I am sure when the series returns around Easter I am to face three further months of weeping on Saturday evenings. I predict tears for the Sontarans as well as the returns of Martha and Rose. The rumoured cameo of Elisabeth Sladen’s Sarah is also a foregone conclusion. Who knows what other developments will conjure my woe?

So what else tipped me over the edge in recent months? Well Vera Duckworth died didn’t she? That last episode of “Cranford” had almost a dozen moments that had me all scrunchy eyed and silly. The finale of “Spooks”, with Jo’s death at the hands of Adam. It’s never ending! I should learn not to watch these things really.

It’s only fitting that I end with theatre though, and indeed I did have two “nearly” moments last year.

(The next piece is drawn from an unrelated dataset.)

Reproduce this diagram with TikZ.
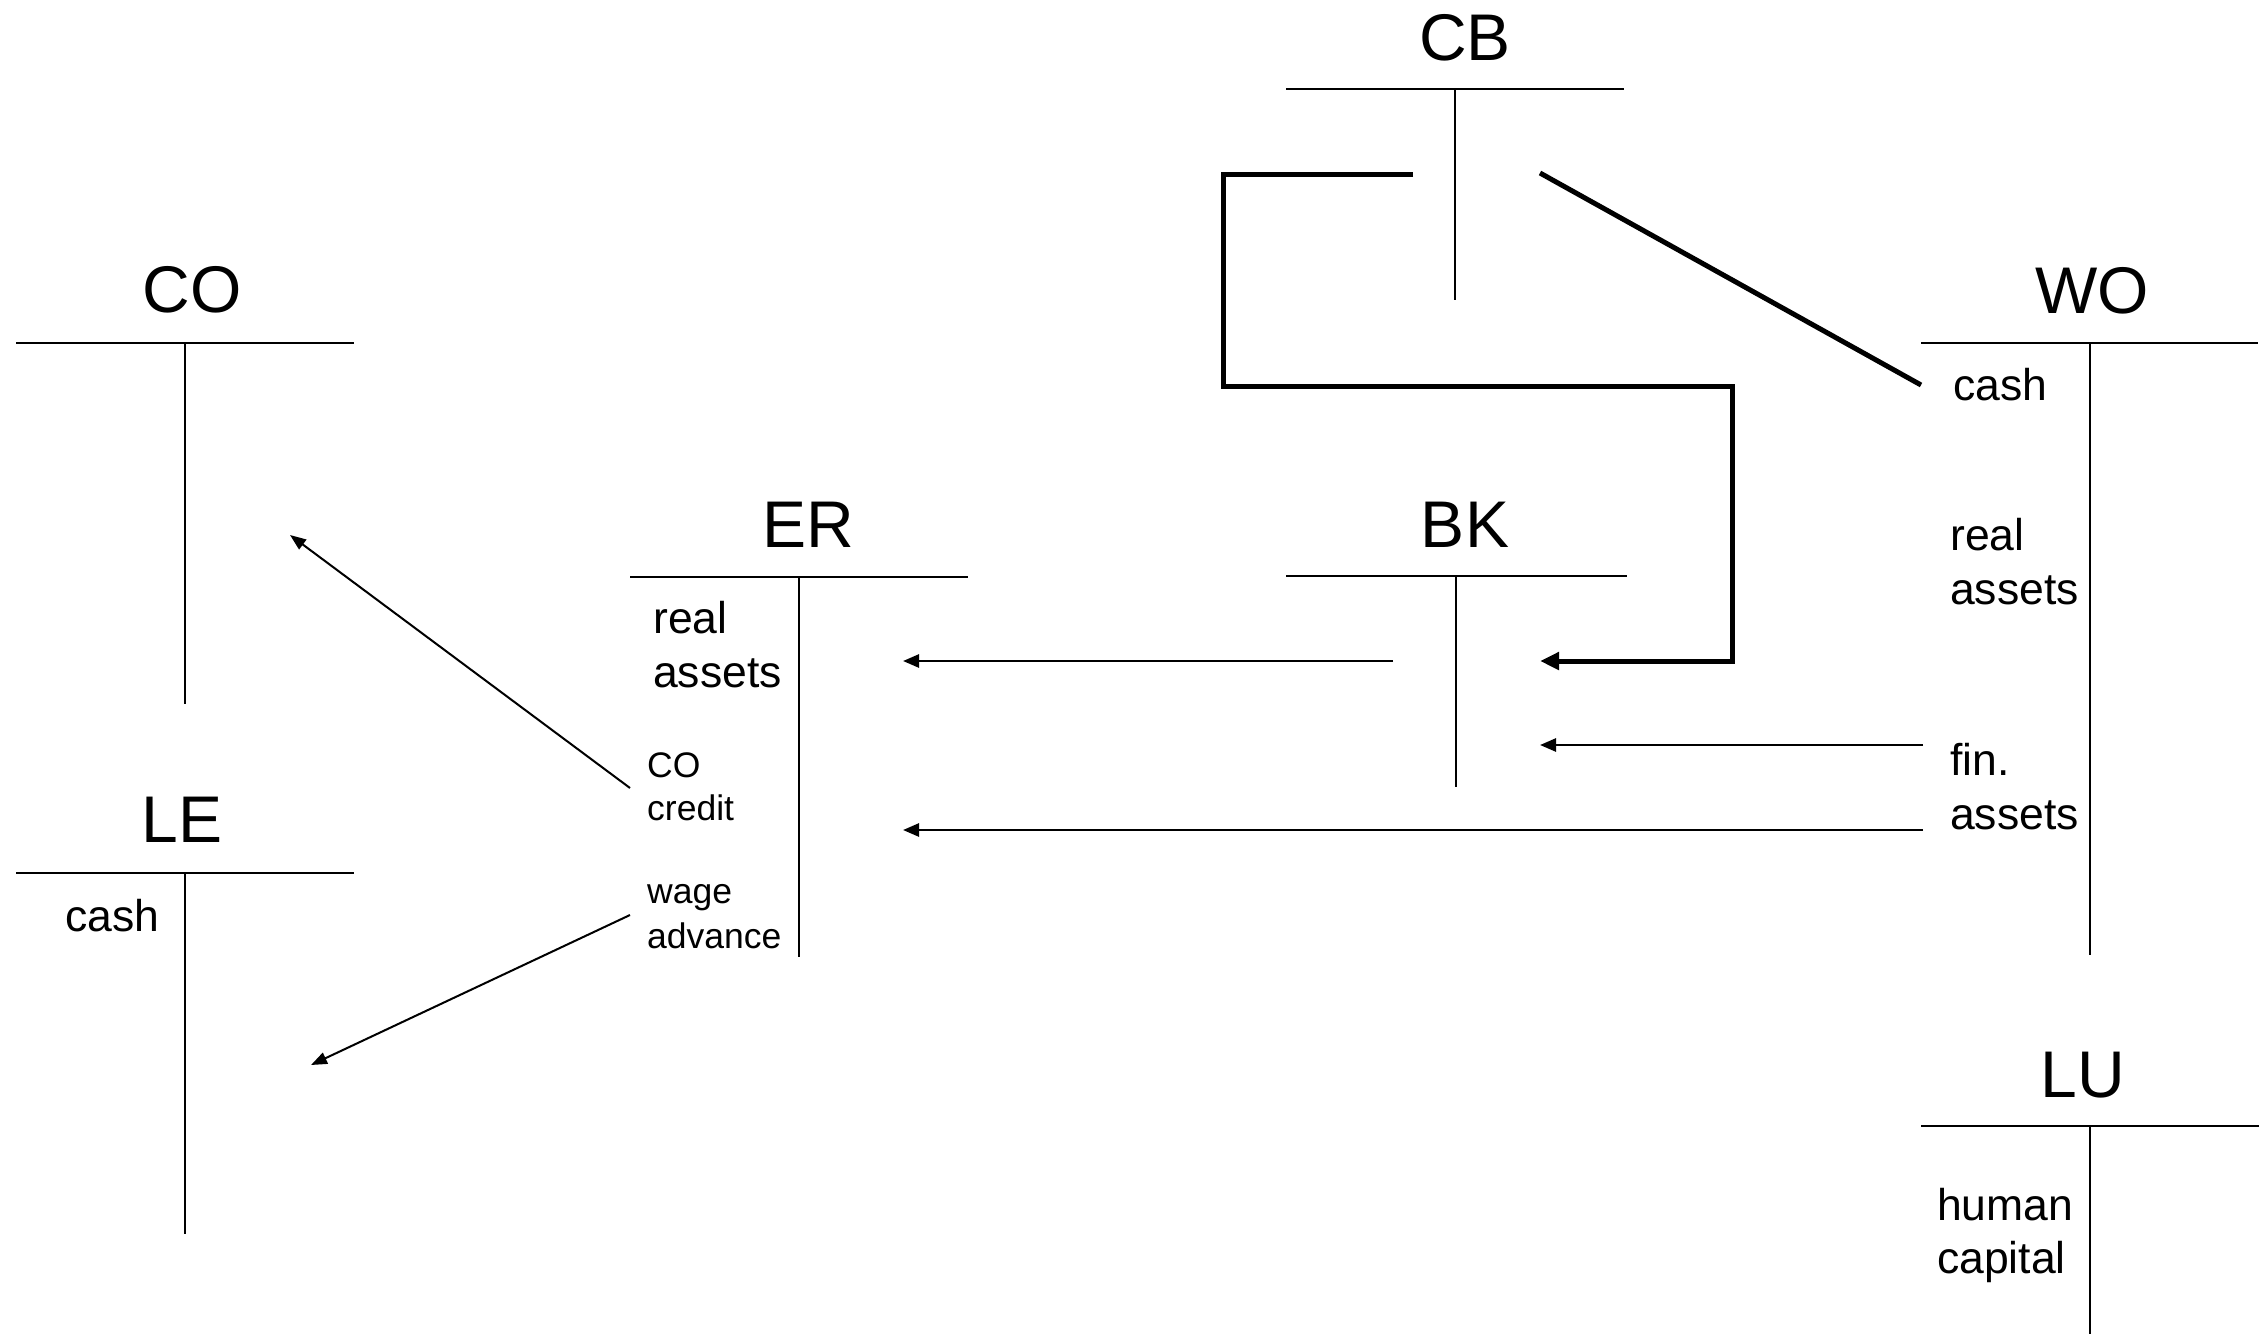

Firstly was actually seeing the happy show that is “Joseph”. God knows what made me want to blub in that instance! I suspect that it was because the show was such a memorable part of my childhood. The other instance was seeing the Sam Mendes production of “Cabaret” in Paris. I would like to think that my almost tears were as a result of the powerful ending of this piece as it illustrated the decimation of the Jews in wartime Berlin. However there is a distinct possibility that it was just because of my dismal understanding of French!

So on that note I will say goodbye for now, and I hope that you have a theatrical experience soon that persuades you to emote in public – discreetly though please! Can anyone pass me a handkerchief?